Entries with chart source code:
________________

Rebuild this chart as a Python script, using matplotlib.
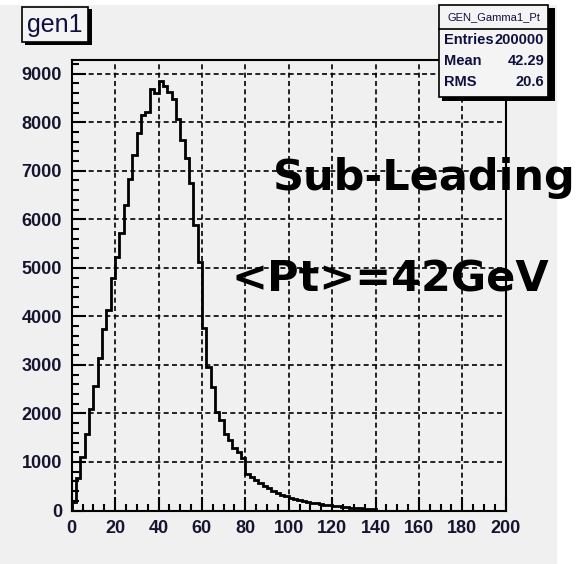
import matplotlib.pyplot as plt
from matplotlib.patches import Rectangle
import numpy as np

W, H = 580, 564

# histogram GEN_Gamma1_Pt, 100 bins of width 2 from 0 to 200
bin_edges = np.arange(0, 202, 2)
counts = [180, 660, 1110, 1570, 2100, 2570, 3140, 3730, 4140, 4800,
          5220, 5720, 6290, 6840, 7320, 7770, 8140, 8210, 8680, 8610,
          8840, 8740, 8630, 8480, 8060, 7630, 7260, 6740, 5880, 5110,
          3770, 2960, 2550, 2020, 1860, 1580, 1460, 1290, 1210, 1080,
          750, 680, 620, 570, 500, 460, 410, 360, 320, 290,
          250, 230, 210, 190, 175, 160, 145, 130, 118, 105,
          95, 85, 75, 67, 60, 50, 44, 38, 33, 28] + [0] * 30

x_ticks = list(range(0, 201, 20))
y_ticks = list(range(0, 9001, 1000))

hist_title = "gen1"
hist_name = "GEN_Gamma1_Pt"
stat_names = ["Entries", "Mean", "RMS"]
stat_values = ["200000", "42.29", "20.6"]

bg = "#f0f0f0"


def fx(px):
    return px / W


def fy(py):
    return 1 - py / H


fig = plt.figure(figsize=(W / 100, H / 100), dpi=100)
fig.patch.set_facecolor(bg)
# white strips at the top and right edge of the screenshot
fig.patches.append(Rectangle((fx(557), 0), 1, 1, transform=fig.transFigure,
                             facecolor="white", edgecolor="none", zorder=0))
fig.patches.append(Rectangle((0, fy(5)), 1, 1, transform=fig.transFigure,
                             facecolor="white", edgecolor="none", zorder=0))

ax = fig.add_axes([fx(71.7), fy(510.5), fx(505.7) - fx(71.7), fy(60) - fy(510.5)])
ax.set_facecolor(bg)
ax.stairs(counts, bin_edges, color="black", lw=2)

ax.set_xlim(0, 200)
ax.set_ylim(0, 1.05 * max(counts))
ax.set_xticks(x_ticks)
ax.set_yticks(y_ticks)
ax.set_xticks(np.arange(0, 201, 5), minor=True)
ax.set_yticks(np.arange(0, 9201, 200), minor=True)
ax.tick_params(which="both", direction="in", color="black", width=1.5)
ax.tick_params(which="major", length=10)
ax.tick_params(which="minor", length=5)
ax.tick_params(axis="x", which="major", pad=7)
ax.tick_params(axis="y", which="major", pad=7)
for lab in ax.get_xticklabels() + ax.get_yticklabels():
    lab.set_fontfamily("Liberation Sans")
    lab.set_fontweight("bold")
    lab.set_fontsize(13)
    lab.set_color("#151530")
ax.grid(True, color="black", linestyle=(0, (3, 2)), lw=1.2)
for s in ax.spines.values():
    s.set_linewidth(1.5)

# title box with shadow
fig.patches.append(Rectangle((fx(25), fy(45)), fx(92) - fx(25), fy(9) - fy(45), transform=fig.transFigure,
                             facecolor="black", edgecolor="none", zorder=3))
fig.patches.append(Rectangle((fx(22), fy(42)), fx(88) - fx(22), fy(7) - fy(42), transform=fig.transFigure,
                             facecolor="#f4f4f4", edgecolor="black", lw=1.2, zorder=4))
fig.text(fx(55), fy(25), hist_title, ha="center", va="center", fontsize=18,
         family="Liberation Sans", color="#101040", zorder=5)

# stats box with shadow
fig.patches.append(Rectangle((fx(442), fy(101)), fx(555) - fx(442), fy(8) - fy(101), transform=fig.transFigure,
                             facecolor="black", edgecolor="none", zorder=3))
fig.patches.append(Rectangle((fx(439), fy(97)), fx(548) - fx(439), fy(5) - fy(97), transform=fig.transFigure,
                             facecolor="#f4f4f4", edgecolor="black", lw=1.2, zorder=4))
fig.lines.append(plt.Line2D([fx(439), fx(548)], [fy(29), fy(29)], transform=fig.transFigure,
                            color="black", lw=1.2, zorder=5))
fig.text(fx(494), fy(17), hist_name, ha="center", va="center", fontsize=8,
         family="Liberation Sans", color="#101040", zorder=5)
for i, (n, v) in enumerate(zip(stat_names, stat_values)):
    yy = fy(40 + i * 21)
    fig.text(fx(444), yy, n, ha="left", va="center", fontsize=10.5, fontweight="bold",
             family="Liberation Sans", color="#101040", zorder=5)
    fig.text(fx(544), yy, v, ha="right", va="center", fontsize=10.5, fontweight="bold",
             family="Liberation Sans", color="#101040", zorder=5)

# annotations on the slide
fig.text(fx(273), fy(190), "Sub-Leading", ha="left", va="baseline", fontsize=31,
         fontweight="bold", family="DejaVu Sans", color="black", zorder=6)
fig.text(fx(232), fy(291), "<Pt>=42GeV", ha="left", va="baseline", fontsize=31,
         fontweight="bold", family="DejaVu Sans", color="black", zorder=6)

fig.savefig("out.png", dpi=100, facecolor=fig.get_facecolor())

________________

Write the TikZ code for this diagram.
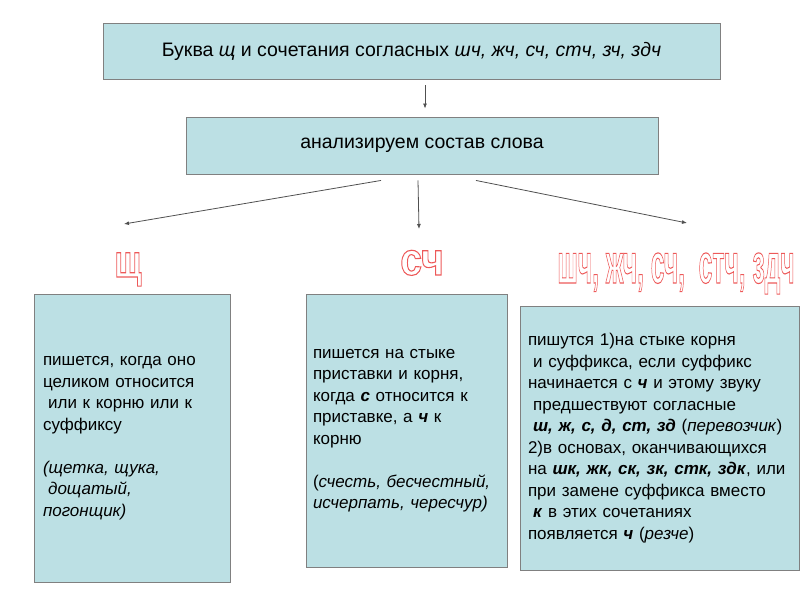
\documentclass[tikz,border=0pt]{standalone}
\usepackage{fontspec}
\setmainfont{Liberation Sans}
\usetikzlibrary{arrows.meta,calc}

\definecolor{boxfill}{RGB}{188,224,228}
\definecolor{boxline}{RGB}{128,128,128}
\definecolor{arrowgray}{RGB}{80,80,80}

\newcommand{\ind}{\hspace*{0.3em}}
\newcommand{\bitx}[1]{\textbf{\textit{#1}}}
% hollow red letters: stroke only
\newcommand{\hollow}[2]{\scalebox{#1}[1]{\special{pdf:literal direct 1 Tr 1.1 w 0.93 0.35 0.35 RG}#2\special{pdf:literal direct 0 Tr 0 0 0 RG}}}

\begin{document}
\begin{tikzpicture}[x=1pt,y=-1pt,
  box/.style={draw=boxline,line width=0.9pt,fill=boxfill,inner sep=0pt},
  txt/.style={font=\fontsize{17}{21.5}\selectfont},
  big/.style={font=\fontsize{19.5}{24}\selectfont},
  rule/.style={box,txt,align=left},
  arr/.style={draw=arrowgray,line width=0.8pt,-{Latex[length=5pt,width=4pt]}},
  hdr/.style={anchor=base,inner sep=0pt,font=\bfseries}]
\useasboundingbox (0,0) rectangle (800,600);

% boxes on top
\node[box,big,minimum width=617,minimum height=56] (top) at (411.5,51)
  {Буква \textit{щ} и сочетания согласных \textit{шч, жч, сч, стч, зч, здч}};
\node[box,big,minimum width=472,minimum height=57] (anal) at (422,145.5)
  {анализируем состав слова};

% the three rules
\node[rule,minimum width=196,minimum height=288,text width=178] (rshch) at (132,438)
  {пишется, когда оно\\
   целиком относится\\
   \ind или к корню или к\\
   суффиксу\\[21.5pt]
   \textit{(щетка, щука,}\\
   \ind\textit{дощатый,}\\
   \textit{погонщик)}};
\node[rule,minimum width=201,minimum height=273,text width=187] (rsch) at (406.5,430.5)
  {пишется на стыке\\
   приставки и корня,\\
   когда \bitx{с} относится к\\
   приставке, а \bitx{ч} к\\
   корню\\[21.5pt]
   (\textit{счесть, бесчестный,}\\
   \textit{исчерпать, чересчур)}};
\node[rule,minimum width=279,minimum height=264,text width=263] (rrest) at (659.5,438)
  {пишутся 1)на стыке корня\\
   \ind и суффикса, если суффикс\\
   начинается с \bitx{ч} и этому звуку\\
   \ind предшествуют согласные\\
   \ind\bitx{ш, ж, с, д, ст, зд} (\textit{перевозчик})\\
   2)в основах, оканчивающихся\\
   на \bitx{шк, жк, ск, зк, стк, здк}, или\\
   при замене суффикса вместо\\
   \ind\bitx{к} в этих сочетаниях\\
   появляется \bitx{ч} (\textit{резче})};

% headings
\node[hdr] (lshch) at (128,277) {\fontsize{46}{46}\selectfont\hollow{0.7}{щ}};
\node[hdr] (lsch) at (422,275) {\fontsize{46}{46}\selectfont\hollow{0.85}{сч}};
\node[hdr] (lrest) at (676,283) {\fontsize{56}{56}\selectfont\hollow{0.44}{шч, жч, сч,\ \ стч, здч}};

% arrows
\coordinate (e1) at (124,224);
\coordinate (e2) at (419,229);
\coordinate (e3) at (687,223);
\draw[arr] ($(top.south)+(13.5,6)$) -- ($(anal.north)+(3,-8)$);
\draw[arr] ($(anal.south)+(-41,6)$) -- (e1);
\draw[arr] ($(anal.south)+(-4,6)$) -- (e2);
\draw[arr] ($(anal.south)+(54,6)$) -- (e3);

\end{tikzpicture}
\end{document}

________________

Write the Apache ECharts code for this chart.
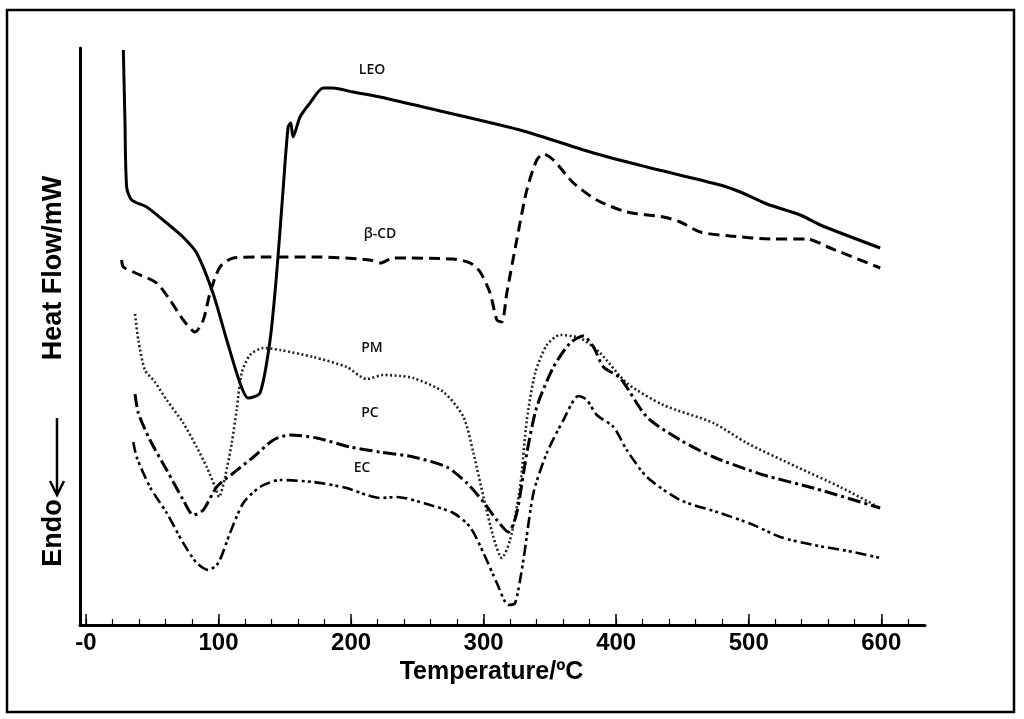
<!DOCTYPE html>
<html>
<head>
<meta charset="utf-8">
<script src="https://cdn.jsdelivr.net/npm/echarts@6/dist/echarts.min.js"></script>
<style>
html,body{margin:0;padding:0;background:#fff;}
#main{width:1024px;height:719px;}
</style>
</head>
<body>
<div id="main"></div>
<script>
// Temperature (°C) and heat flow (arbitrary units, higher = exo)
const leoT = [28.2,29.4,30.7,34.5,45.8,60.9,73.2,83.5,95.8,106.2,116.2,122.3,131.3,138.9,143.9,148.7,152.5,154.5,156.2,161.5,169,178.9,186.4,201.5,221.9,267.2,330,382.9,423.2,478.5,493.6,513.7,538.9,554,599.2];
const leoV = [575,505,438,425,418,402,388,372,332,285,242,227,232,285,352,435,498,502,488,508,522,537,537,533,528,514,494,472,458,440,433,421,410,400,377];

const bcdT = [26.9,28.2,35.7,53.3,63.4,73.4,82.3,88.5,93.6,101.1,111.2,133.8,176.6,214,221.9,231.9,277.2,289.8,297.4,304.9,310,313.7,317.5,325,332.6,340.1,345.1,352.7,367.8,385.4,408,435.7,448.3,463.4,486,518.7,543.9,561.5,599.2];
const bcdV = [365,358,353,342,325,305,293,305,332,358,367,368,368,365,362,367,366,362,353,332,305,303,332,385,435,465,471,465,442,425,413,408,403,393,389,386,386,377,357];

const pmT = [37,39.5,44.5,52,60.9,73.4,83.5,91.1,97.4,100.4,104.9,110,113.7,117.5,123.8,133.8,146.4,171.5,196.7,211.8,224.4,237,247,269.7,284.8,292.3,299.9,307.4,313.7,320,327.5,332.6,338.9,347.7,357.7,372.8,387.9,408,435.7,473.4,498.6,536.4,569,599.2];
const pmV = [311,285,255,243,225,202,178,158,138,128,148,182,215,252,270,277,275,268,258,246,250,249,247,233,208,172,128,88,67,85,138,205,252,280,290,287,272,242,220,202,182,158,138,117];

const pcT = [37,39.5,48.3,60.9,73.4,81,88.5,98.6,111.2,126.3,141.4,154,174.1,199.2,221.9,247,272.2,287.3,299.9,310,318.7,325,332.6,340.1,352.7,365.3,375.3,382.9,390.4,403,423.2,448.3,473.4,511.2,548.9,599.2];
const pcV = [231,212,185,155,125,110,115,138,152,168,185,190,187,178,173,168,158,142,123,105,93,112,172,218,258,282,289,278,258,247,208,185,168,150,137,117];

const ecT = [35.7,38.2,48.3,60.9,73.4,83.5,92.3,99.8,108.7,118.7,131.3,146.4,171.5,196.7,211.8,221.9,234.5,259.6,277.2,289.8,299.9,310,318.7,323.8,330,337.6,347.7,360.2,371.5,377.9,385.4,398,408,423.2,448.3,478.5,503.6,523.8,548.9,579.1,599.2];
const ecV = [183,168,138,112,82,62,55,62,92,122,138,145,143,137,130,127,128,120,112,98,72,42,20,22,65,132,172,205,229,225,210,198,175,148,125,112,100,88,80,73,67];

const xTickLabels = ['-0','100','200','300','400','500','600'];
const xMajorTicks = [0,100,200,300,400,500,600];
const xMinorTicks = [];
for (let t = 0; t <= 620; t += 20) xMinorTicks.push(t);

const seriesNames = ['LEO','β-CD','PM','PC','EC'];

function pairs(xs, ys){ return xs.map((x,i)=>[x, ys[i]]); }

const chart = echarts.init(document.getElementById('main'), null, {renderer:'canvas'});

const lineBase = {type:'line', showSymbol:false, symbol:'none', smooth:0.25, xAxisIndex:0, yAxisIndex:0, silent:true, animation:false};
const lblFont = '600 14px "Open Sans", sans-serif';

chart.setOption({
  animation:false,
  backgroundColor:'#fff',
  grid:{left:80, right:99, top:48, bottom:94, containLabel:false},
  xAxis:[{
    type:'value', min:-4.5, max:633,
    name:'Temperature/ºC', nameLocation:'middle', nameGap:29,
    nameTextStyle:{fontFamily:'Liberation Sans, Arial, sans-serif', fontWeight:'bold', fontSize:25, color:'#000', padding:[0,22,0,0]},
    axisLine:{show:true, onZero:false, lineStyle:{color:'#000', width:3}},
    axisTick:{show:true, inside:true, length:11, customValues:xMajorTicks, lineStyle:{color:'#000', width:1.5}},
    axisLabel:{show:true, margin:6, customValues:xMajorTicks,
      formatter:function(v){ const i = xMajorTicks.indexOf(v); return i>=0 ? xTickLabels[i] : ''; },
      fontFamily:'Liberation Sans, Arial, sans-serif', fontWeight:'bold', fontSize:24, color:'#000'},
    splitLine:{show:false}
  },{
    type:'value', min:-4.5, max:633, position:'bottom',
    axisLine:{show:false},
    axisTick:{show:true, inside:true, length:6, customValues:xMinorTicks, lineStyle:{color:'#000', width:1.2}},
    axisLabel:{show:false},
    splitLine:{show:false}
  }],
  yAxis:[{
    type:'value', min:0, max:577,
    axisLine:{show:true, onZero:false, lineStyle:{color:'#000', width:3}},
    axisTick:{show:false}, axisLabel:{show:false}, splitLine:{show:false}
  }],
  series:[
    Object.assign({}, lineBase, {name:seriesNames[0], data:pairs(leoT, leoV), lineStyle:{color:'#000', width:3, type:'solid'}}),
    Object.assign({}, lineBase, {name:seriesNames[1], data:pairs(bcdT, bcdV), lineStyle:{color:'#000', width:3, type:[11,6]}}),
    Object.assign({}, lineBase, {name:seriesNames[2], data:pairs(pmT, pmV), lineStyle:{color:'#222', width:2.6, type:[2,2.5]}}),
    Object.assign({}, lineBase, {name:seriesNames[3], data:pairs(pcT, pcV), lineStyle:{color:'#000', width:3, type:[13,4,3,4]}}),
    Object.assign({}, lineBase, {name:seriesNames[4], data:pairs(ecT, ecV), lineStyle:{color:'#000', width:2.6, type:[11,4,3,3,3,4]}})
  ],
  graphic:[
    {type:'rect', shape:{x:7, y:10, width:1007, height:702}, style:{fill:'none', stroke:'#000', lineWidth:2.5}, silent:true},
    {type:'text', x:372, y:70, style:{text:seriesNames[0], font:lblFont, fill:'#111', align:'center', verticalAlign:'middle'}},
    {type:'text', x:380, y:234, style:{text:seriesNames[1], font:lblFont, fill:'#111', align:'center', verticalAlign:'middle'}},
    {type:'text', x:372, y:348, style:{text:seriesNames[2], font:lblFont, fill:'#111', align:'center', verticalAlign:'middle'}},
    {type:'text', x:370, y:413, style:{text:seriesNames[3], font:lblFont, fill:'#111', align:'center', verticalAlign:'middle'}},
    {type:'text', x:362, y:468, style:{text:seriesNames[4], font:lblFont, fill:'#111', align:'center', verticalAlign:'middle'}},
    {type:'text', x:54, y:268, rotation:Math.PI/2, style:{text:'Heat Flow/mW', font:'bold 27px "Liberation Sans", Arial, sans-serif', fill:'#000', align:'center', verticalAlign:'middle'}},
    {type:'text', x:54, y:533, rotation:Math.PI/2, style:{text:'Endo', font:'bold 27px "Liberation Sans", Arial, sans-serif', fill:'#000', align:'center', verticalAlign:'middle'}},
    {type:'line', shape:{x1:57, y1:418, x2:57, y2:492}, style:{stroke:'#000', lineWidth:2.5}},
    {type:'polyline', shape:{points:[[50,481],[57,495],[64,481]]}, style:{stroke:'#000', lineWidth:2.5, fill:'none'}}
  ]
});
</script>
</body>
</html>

________________

▶ [Instructions to follow]: Check each line of the records above for the string "this", and report every line that has it.

▶ [Result of the task]:
Rebuild this chart as a Python script, using matplotlib.
Write the TikZ code for this diagram.
Write the Apache ECharts code for this chart.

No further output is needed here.